Jose Luis Carnero y los hombres que caminan solos

Hace casi dos años José Ignacio Carnero, un abogado bilbaíno afincado en Cataluña, nos sorprendió a todos con una novela, un ejercicio maravilloso de autoficción, titulado ama. Esa novela era un homenaje a su madre y de rebote a todas esas personas que debieron abandonar sus lugares de nacimiento para buscar un futuro mejor para ellos y para sus hijos. Eran emigrantes que llegaron a Euskadi y las pasaron canutas antes de poder reconducir sus vidas. Emigrantes que cifraban todas sus esperanzas en que sus hijos dieran aquellos pasos, que ellos no pudieran dar: que estudiaran, que se formaran, que sacaran adelante una carrera y que tuvieran una vida menos azarosa que las suyas, más feliz. La novela era un canto de agradecimiento, una declaración de amor a una madre que murió de cáncer. En el camino el protagonista, el autor muchas veces, se cuestionaba a sí mismo y, de alguna manera, aprendía a conocerse, a no renunciar a lo que era, a no renunciar a sus orígenes de clase (¡qué raro suena esta expresión en estos tiempos de palabras vacías!). Lo dicho, un libro magnífico.

Ahora Carnero ha decidido seguir por la misma línea de autoficción para hablarnos de él, y de alguna manera también de la relación con su padre viudo.

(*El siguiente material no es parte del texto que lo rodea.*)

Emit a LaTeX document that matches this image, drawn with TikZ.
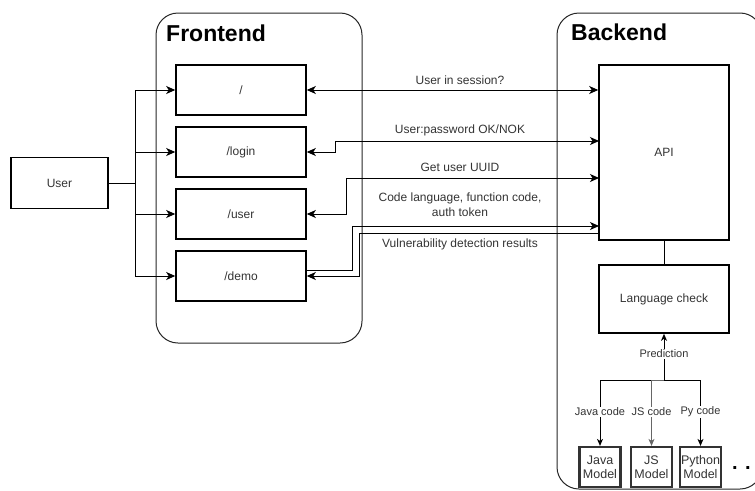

Para hablarnos de esos hombres –muchos- que son incapaces de comunicar sus sentimientos. Esos hombres que, como dice el título del libro aparentemente son “hombres que caminan solos”. Esa incapacidad de muchos hombres de hablar de sus problemas con otras personas deriva bastantes veces en la depresión. Y eso es lo que se cuenta en esta novela, cómo alguien cae en la depresión e intenta superarla, soslayarla, con las únicas herramientas que conoce, que en el caso de Carnero son “escribir” y “hablar”, hablar con mujeres a través de aplicaciones de contactos, de citas, como Tinder.

Todo empieza así. El protagonista está cuidando en Euskadi a su padre enfermo en un hospital. Allí, con la depresión rondando, comienza a comunicarse con Paula, una mujer que vive en Argentina. Ante la imposibilidad de conocerse físicamente, hablan y hablan sin parar por teléfono. Pero el monstruo depresivo no descansa y en invierno, cuando nuestro héroe deja Euskadi tras cuidar a su padre y vuelve a Barcelona donde vive y trabaja, llega la bruma, la oscuridad, la angustia, la nada. Es un tiempo de tristeza pero a la vez, paradójicamente, de sosiego y serenidad. Y claro, no pide ayuda, porque “los hombres” no hacen esas cosas. Menos mal que tiene a Laia, una vieja novia que le va empujando, que le anima a salir, a ponerse en marcha. Y entonces llega la decisión, viajar a Buenos Aires para encontrarse con Paula. Y aquí se inicia una situación kafkiana, muy de Pirandello: Paula no aparece, está fuera de la ciudad. Pero sin embargo, contra todo pronóstico, nuestro héroe no se arredra: pasea, lee, escribe. E inicia una relación cordial con su vecina Malena, que está en la cincuentena, que ha pasado el cáncer y que no hace otra cosa que hablar por teléfono con su anciana madre, una y otra vez. Hasta que, sin conocer a Paula, el protagonista vuelve a Barcelona y comienza a salir el sol. Y súbitamente su padre Antonio, ya recuperado, le propone viajar a Cádiz al funeral de Mario, un tipo extraño al que conocieron en el hospital cuando el padre estaba ingresado. Y es cuando se produce el encuentro de los hombres solos.

Ya sé que es raro, y hasta cursi, decir de un libro que es hermoso, que su escritura destila belleza. Pero es así. El nuevo libro de José Ignacio Carnero es triste pero esperanzador, oscuro y luminoso a la vez. Es mejor que el anterior, y eso que ama era una pequeña joya, una delicada obra de orfebrería. Estamos ante una poderosa reflexión sobre los hombres y sus sentimientos en este tiempo en el que su rol ha cambiado, como debía ser, porque las mujeres han decidido decir “basta” al machismo y han tomado las riendas de su vida. ¿Hay conclusión en esta novela? Creo que sí. Que la vida, la buena vida, se resume en tener un amor, quizás una familia, y un trabajo. Grande Carnero.